Sırbistan’da eylül ayında düzenlenen Dünya Güreş Şampiyonası Türkiye adına ilklere sahne oldu. Gümüş madalya alan Rıza Kayaalp ve bronz madalyada kalan Taha Akgül gibi şampiyonluk favorileri kürsünün ilk basamağına çıkamazken, organizasyondaki iki altın madalya Ali Cengiz ve Buse Tosun’dan geldi.
Her ikisi de ilk dünya şampiyonluklarını elde eden sporculardan Ali Cengiz, grekoromen 87 kiloda birinci olarak milli takıma bu organizasyonda erkeklerdeki tek altın madalyayı getirdi. Daha öncesinde gençler kategorisinde elde ettiği önemli uluslararası derecelerle dikkat çeken 27 yaşındaki sporcu, büyüklerde ilk kez dünya şampiyonu unvanı alarak adından söz ettirdi.

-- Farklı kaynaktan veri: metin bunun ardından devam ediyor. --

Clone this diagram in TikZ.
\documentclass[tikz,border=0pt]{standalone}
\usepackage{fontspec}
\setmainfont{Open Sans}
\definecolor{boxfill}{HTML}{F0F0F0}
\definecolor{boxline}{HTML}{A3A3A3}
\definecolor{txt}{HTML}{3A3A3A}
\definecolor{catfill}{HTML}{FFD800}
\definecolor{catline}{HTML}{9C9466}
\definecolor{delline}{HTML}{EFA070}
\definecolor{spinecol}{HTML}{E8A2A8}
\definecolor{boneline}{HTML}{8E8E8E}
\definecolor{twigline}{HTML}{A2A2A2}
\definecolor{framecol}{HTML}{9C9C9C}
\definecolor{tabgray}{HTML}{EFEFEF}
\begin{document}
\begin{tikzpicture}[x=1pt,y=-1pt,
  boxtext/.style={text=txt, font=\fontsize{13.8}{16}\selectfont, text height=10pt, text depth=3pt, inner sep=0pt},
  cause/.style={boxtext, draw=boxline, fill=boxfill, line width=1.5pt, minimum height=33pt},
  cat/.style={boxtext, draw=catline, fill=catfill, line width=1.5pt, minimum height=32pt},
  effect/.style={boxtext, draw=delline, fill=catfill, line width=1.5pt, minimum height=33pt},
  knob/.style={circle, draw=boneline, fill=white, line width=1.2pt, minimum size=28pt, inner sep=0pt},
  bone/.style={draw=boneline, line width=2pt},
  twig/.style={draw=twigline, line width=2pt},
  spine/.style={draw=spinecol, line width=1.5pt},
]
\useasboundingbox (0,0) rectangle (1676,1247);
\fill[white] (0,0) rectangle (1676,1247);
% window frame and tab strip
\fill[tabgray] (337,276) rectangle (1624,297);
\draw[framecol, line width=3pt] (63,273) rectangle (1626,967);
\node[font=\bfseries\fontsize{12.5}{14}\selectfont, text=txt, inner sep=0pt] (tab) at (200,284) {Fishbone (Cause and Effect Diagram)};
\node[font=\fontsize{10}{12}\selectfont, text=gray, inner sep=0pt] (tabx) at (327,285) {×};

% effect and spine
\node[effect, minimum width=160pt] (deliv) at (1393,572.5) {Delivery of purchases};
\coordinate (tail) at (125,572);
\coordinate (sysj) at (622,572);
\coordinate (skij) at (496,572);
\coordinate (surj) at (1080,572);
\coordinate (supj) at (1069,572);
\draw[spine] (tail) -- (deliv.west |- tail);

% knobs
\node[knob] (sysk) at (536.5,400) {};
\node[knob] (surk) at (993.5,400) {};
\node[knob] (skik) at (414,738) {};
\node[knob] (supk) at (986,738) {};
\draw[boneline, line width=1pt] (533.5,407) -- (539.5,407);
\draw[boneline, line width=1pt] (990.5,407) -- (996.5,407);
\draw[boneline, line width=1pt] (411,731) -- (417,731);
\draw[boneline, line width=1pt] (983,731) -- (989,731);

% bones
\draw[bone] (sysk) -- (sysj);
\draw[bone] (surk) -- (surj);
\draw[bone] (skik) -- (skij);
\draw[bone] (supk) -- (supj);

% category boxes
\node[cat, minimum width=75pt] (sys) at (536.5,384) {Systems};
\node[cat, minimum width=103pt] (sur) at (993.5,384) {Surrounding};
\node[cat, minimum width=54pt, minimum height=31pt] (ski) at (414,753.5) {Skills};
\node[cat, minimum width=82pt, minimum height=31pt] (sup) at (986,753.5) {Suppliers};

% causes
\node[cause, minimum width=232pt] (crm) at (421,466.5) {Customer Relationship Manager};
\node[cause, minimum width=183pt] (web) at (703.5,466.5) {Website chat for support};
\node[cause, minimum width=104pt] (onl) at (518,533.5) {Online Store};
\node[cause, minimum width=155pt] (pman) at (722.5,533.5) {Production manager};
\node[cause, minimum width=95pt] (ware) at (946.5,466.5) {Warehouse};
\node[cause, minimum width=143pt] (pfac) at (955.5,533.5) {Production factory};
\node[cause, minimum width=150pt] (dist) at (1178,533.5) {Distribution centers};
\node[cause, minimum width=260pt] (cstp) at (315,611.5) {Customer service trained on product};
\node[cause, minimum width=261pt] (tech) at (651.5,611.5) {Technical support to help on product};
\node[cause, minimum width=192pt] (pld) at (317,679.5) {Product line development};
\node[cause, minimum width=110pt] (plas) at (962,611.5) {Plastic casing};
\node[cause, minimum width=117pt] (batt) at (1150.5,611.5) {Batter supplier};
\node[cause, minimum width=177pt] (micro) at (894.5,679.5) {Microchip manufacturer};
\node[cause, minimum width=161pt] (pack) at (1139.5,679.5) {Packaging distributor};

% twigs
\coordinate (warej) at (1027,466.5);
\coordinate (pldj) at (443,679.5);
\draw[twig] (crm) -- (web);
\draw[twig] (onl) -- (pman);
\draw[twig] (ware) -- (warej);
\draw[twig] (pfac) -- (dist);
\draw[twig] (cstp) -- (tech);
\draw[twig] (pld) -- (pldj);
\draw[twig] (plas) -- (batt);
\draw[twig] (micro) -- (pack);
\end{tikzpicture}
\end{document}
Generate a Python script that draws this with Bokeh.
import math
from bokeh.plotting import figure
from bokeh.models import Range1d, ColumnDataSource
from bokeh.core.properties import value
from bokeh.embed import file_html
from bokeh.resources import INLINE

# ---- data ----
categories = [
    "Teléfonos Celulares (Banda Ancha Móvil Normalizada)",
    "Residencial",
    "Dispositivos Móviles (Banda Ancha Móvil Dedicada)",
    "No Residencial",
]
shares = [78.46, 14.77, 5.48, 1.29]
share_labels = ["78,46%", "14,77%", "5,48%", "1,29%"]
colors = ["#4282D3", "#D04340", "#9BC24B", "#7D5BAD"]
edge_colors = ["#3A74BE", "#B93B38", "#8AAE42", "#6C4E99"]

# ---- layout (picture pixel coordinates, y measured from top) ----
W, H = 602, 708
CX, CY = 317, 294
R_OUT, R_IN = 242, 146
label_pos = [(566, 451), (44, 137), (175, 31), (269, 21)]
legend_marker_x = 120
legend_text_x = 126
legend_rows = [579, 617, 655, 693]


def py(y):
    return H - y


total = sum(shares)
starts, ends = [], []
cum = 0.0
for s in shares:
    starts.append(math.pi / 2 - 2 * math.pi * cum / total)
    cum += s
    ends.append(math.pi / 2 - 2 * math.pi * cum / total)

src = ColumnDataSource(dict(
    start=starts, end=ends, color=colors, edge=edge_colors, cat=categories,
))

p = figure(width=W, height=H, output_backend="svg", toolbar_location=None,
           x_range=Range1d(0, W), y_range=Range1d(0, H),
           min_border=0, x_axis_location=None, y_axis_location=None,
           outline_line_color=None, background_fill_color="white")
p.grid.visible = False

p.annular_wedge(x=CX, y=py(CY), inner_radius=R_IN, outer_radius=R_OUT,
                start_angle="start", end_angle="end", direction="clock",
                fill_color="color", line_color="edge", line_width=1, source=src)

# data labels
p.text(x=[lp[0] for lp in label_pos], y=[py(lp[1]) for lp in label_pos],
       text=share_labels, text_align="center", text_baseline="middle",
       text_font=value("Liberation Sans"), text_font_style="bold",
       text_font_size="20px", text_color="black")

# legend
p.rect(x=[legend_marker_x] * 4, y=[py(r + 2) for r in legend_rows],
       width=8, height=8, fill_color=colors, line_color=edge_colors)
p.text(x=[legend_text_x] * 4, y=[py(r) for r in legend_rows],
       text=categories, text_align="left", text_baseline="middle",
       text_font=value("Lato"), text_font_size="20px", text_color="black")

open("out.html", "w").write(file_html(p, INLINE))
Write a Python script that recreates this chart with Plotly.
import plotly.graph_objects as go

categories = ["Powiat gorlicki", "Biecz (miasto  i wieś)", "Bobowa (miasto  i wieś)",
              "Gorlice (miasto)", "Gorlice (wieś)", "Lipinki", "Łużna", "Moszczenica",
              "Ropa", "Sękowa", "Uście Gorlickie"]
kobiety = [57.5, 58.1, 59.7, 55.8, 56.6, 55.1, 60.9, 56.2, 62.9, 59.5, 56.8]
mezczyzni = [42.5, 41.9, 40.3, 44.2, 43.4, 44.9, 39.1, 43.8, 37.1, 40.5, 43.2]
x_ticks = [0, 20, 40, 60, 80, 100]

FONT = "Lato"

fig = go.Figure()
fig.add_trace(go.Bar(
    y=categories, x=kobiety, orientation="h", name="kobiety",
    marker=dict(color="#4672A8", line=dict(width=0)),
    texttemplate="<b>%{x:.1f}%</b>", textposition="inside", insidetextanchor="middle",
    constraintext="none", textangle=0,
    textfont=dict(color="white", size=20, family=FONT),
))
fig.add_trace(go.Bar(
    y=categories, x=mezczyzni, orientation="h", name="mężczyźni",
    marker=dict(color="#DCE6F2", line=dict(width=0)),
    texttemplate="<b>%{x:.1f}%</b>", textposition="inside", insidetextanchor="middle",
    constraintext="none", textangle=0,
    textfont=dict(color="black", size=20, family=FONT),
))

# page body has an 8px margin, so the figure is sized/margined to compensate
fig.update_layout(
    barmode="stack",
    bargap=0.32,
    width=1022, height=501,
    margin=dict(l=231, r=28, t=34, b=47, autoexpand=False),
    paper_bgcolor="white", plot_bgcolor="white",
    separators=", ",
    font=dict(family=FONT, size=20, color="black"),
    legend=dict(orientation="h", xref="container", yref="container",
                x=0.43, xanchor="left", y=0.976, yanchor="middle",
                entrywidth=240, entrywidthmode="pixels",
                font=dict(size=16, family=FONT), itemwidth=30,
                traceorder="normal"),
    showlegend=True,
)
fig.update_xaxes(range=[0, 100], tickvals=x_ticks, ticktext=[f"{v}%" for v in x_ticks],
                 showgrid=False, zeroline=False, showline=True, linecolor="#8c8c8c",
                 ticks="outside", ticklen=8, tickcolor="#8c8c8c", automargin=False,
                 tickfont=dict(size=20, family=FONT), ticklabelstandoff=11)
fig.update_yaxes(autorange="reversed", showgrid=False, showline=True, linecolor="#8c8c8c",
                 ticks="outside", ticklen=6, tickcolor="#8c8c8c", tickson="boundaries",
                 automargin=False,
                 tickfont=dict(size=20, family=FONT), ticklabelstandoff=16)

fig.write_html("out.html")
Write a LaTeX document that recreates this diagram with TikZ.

Türkiye’de son dönemde yetişen en iyi güreşçilerden olan Ali Cengiz, bu spora memleketi Akhisar’da beden eğitimi öğretmeninin yönlendirmesiyle başlar. 10-11 yaşlarında olduğu o dönem, Bekir Pehlivanoğlu İlk Öğretim Okulu’ndaki öğretmeni Hasan Hüseyin Oktay sayesinde güreşle tanışır. Daha sonra güreş antrenörü olan Fehmi Yaman ile çalışmaya başlar.
GÜREŞ KULÜBÜNE GİRİŞ
Serbest stilde güreşmesi, kentte kurulacak olan kulübün faaliyete geçmesine kadar devam eder. Akhisar’da belediye tarafından kurulan kulüp, bir grekoromen kulübüdür. Ayrıca hocaları da kendisine fizik yapısının bu stile daha uygun olduğu tavsiyesinde bulunurlar. İsmail Göze ve Yücel Ünsal gibi antrenörleri eşliğinde artık grekoromen stilde hazırlıklarını sürdürmektedir. Bu süreçten sonra başarılar gelmeye başlar.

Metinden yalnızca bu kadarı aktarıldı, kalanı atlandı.